Uh! É um dos ruídos estranhos, uma espécie de êxtase tribal, que a fanfarronice que envolve artistas com a pelota nos pés e os gozadores escópicos - espectadores amalucados- emitem quando um quase gozo se avizinhou. O mais interessante é que a moça enamorada do moço antigo ( uma policial que, assistia a menos nobre das batalhas com um porrete à postos, dizia que a moça- penteado teria lhe dito sobre o seu envolvimento com um elemento secreto, uma formação ainda mais antiga, quase jurássica, proclamada de platônico ser e que contava, de acordo com o borderô que contabiliza a grana que se perdeu no estádio-ex.coliseu, com uns 10 mil anos pelo menos), parecia não estar nem um pouco interessada no que se passava naquele tapete esverdeado. O único interesse que tinha era tirar fotos e masturbar maquininhas de sua propriedade como num gesto de compaixão cinicamente compaixão, na arena moderninha e cheia de novidades também desinteressadas no espetáculo que se desenrola. Quem sabe não apareço na televisão do mundo? - teria pensado alto no meio do caos. Passa novamente o pente fino na cabeleira de um lado a outro, cruzando a área pequena, driblando o desconcertado zagueiro de cintura dura. Se encostar em minha pessoa, nessa área que não tem fim para Pessoas e nesse assento que era de outrem, o pênalti será marcado.
Vive-se ou não numa sociedade espetacular de exibições e elucubrações as mais disparatadas? O livro clássico de Guy Debord - morto em 1994, justamente o ano em que as camisas canarinho ganharam a América ao Norte, A Sociedade do Espetáculo, merece uma re-visita. Faz-se contemporâneo. E não se faz aqui crítica à vocação - obviamente infantil- de todo e qualquer exibicionismo. Escrever em blog para divulgar em facebook, por exemplo. Parece que é assim mesmo. Não assumir a tal postura e cuidar para que haja o mínimo de consistência, inteligibilidade, no que se apresenta é que anda estragando as peladas todas. Talvez porque estejam muito bem trajadas em seus uniformes cibernéticos. Bola com chip, camisa com software, calção à pendrive. Antigamente, ponta-direita. E se dizia Mané. Apelido, Pelé.

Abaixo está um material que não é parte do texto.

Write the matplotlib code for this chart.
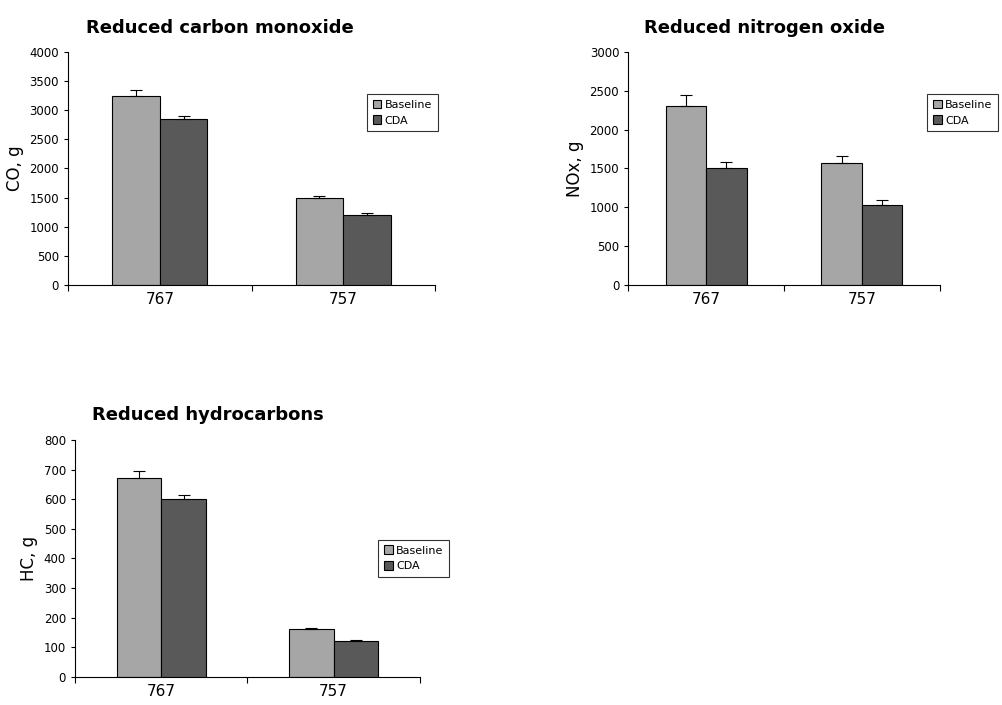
import matplotlib
matplotlib.use('Agg')
import matplotlib.pyplot as plt
import numpy as np

aircraft = ['767', '757']
series = ['Baseline', 'CDA']

co_vals = [[3250, 1500], [2850, 1200]]
co_err = [[100, 30], [50, 30]]
nox_vals = [[2300, 1570], [1510, 1030]]
nox_err = [[150, 90], [70, 70]]
hc_vals = [[670, 160], [600, 120]]
hc_err = [[25, 5], [15, 5]]

colors = ['#a6a6a6', '#595959']
plt.rcParams['font.family'] = 'DejaVu Sans'

fig = plt.figure(figsize=(10.02, 7.05), dpi=100)

panels = [
    ([0.068, 0.596, 0.366, 0.330], co_vals, co_err, 'CO, g', 'Reduced carbon monoxide', 4000, 500, (0.815, 0.74)),
    ([0.627, 0.596, 0.311, 0.330], nox_vals, nox_err, 'NOx, g', 'Reduced nitrogen oxide', 3000, 500, (0.96, 0.74)),
    ([0.075, 0.040, 0.344, 0.336], hc_vals, hc_err, 'HC, g', 'Reduced hydrocarbons', 800, 100, (0.88, 0.50)),
]

x = np.array([0.5, 1.5])
w = 0.26
for rect, vals, errs, ylab, title, ymax, step, legpos in panels:
    ax = fig.add_axes(rect)
    for i, s in enumerate(series):
        ax.bar(x + (i - 0.5) * w, vals[i], w, color=colors[i], edgecolor='black',
               linewidth=0.8, label=s,
               yerr=[np.zeros(2), errs[i]], error_kw=dict(ecolor='black', elinewidth=0.8, capsize=4, capthick=0.8))
    ax.set_xlim(0, 2)
    ax.set_ylim(0, ymax)
    ax.set_yticks(np.arange(0, ymax + 1, step))
    ax.set_xticks([0, 1, 2])
    ax.set_xticklabels([])
    ax.tick_params(axis='x', length=4)
    for xi, lab in zip(x, aircraft):
        ax.text(xi, -0.03 * ymax, lab, ha='center', va='top', fontsize=11)
    ax.tick_params(axis='y', labelsize=8.5, length=3)
    ax.spines['top'].set_visible(False)
    ax.spines['right'].set_visible(False)
    ax.set_ylabel(ylab, fontsize=12)
    ax.set_title(title, fontsize=13, fontweight='bold', loc='left', x=0.05, pad=14)
    leg = ax.legend(loc='center left', bbox_to_anchor=legpos, fontsize=8, frameon=True,
                    fancybox=False, edgecolor='black', handlelength=0.8, handleheight=0.8,
                    borderpad=0.5, labelspacing=0.5, handletextpad=0.3, borderaxespad=0)
    leg.get_frame().set_linewidth(0.8)

plt.savefig('out.png', dpi=100)
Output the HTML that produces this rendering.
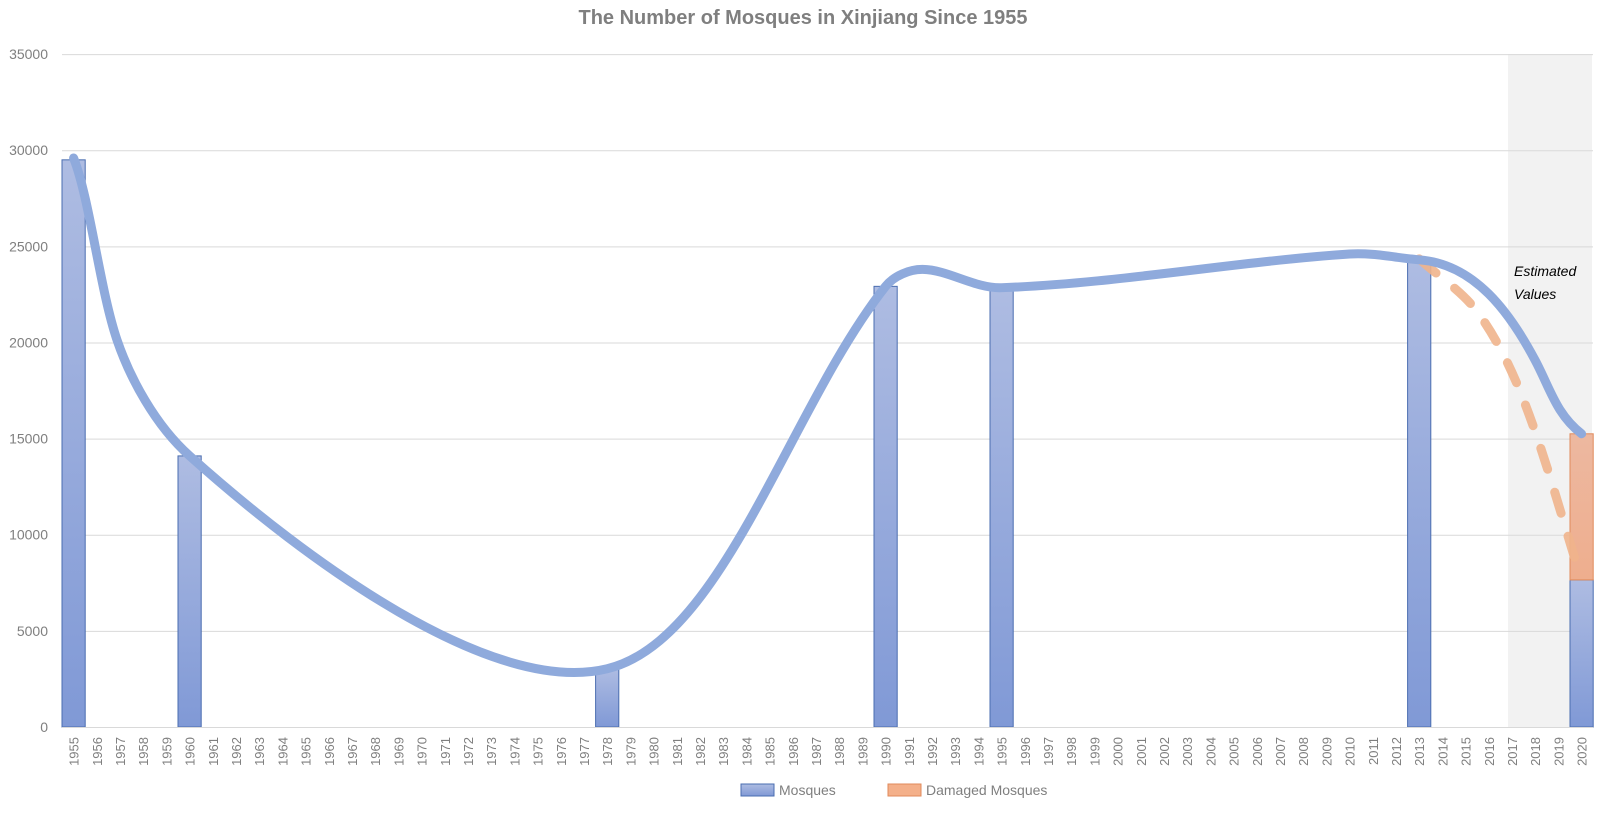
<!DOCTYPE html>
<html><head><meta charset="utf-8"><style>
html,body{margin:0;padding:0;background:#fff;}
svg{display:block;font-family:"Liberation Sans",sans-serif;}
</style></head><body>
<svg id="c" width="1607" height="818" viewBox="0 0 1607 818" xmlns="http://www.w3.org/2000/svg">
<defs>
<linearGradient id="gb" x1="0" y1="0" x2="0" y2="1"><stop offset="0" stop-color="#aebce2"/><stop offset="1" stop-color="#8099d6"/></linearGradient>
<linearGradient id="go" x1="0" y1="0" x2="0" y2="1"><stop offset="0" stop-color="#edb8a0"/><stop offset="1" stop-color="#eeae8e"/></linearGradient>
</defs>
<rect x="1508" y="54" width="84" height="673" fill="#f2f2f2"/>
<text x="803" y="24" text-anchor="middle" font-size="20" font-weight="bold" fill="#7f7f7f">The Number of Mosques in Xinjiang Since 1955</text>
<g id="grid" stroke="#d9d9d9" stroke-width="1"></g>
<g id="ylab" font-size="14" fill="#7f7f7f" text-anchor="end"></g>
<g id="bars"></g>
<line x1="62" y1="727.5" x2="1593" y2="727.5" stroke="#d9d9d9"/>
<g id="xlab" font-size="13" fill="#7f7f7f" text-anchor="end"></g>
<path id="dash" fill="none" stroke="#f0b48c" stroke-width="9" stroke-linecap="round" stroke-dasharray="22 24" opacity="0.9"/>
<path id="line" fill="none" stroke="#8faadc" stroke-width="9" stroke-linecap="round" stroke-linejoin="round"/>
<text x="1514" y="276" font-size="14" font-style="italic" fill="#000">Estimated</text>
<text x="1514" y="299" font-size="14" font-style="italic" fill="#000">Values</text>
<rect x="741" y="784" width="33" height="12" fill="url(#gb)" stroke="#4a6db0"/>
<text x="779" y="795" font-size="14" fill="#7f7f7f">Mosques</text>
<rect x="888" y="784" width="33" height="12" fill="#f4b08a" stroke="#e08a5b"/>
<text x="926" y="795" font-size="14" fill="#7f7f7f">Damaged Mosques</text>
</svg>
<script>
var NS="http://www.w3.org/2000/svg";
function X(y){return 62+23.2*(y-1955+0.5);}
function Y(v){return 727-v*0.019226;}
function el(t,a,p,txt){var e=document.createElementNS(NS,t);for(var k in a)e.setAttribute(k,a[k]);if(txt)e.textContent=txt;document.getElementById(p).appendChild(e);return e;}
for(var i=1;i<=7;i++){var y=Y(i*5000);el("line",{x1:62,x2:1593,y1:y+0.5,y2:y+0.5},"grid");}
for(var i=0;i<=7;i++){el("text",{x:48,y:Y(i*5000)+5},"ylab",String(i*5000));}
for(var yr=1955;yr<=2020;yr++){var cx=X(yr)+5;el("text",{x:cx,y:737,transform:"rotate(-90 "+cx+" 737)"},"xlab",String(yr));}
var bars=[[1955,29500],[1960,14100],[1978,3030],[1990,22920],[1995,22750],[2013,24350],[2020,7650]];
bars.forEach(function(b){var x=X(b[0])-11.6;el("rect",{x:x,y:Y(b[1]),width:23.2,height:727-Y(b[1]),fill:"url(#gb)",stroke:"#4a6db0","stroke-width":1},"bars");});
el("rect",{x:X(2020)-11.6,y:Y(15250),width:23.2,height:Y(7650)-Y(15250),fill:"url(#go)",stroke:"#e08a5b","stroke-width":1},"bars");
function smoothPx(P,startT,noMove){
 var d=noMove?"":"M"+P[0][0]+" "+P[0][1];
 function L(a,b){return Math.hypot(b[0]-a[0],b[1]-a[1]);}
 for(var i=0;i<P.length-1;i++){
  var p0=P[i],p1=P[i+1],pm=P[i-1],p2=P[i+2];
  var l1=L(p0,p1),c1,c2;
  if(pm){var l0=L(pm,p0),f=l1/(l0+l1)/3;c1=[p0[0]+(p1[0]-pm[0])*f,p0[1]+(p1[1]-pm[1])*f];}
  else if(startT){var n=Math.hypot(startT[0],startT[1]);c1=[p0[0]+startT[0]/n*l1/3,p0[1]+startT[1]/n*l1/3];}
  else c1=[p0[0]+(p1[0]-p0[0])/3,p0[1]+(p1[1]-p0[1])/3];
  if(p2){var l2=L(p1,p2),g=l1/(l1+l2)/3;c2=[p1[0]-(p2[0]-p0[0])*g,p1[1]-(p2[1]-p0[1])*g];}
  else c2=[p1[0]-(p1[0]-p0[0])/3,p1[1]-(p1[1]-p0[1])/3];
  d+=" C"+c1[0]+" "+c1[1]+" "+c2[0]+" "+c2[1]+" "+p1[0]+" "+p1[1];
 }
 return d;
}
function V(y,v){return [X(y),Y(v)];}
var p60=V(1960,14100);
var d="M73.6 158 C90 200 100 290 117 340 C130 378 155 425 "+p60[0]+" "+p60[1];
var mid=[p60,V(1978,3030),V(1990,22920),V(1991.6,23800),V(1995,22850),V(2010,24600),V(2013,24300)];
d+=smoothPx(mid,[34.6,31],true);
var p20=V(2020,15250);
d+=" C1475 264 1510 313 1535 360 C1550 388 1556 414 "+p20[0]+" "+p20[1];
document.getElementById("line").setAttribute("d",d);
document.getElementById("dash").setAttribute("d",smoothPx([V(2013,24350),V(2015.5,21600),V(2017.5,17000),V(2020,7650)]));
</script>
</body></html>
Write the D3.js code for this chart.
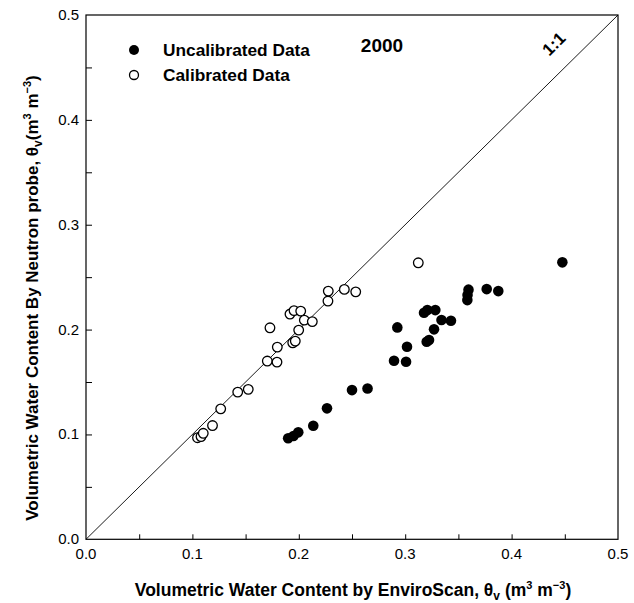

A namoradeira está na janela do estádio gigante. Enquanto se penteia mistura de um tudo e mais um pouco. Vai de Kardec- não dorme no escuro porque passa a ver um jogo de assombrações e almas penadas pernas de pau-, passando para Jesus que na sua vez toca para uma constelação de um zodíaco específico que está na suplência. Falta-lhe a posição exata no mapa imaginário para poder adentar o campo de jogo ao lado de uma multidão de trouxas, quer dizer, iludidos feito a gente. Aproveitando-se- barbaramente- das Nanotecnologias , Teoria das cordas, Cosmologia e outras, invoca saber verdadeiro, científico no mundo, em ano bissexto de formações quânticas. Psicanálise e 'linhas terapêuticas' fazem parte do mesmo esquema traçado para se tentar salvar o time do rebaixamento de postura. O que parece quase impossível.
Qual é a sua linha? Alguém bradou para o técnico sonolento. " 464".- respondeu constrangido, o auxiliar. Mas a linha 435 também passa por lá!- animou-se com o portentoso conhecimento adquirido nos seu anos a bordo de um lotação ou 'busu' , segundo outros lotantes. Mutantes?
Feliz, saiu de mãos dadas com outras mãos. Em frente ao estádio, bebeu uma cerveja gelada. Ela, morena, sorvendo com bastante tesão uma loira gelada. Era a única felicidade que se sentia nas imediações do coliseu entristecido. O time de bola murcha perdera e fora eliminado da competição conhecida como 'International Wild Soccer Competition in South America Way'. E que insistem em traduzir ( trair?) por Libertadores. Liberdade onde? Para quem?
Ao menos para aquela senhorita bem penteada que percebeu , depois da terceira ou quarta dose, que as mãos abraçadas às suas não eram as do então namorado do jogo, agora passado. Aquele?Sim! Um outro mesmo e as mãos semelhantes, diferença na textura, e que carregava a imagem santificada de um personagem ainda famoso, retratado orgulhosamente sob seu peito juvenil. Eram surpreendentemente outras e tão suas essas mãos entrelaçadas, a partir de agora. Pois o que importa é participar, ficar. Estar presente. Dar na pinta. Pouco importa o porquê, o para quê ou sobre o quê. Uma nova forma, pinceladas de velhices ( ninguém escapa da carcaça) de viver.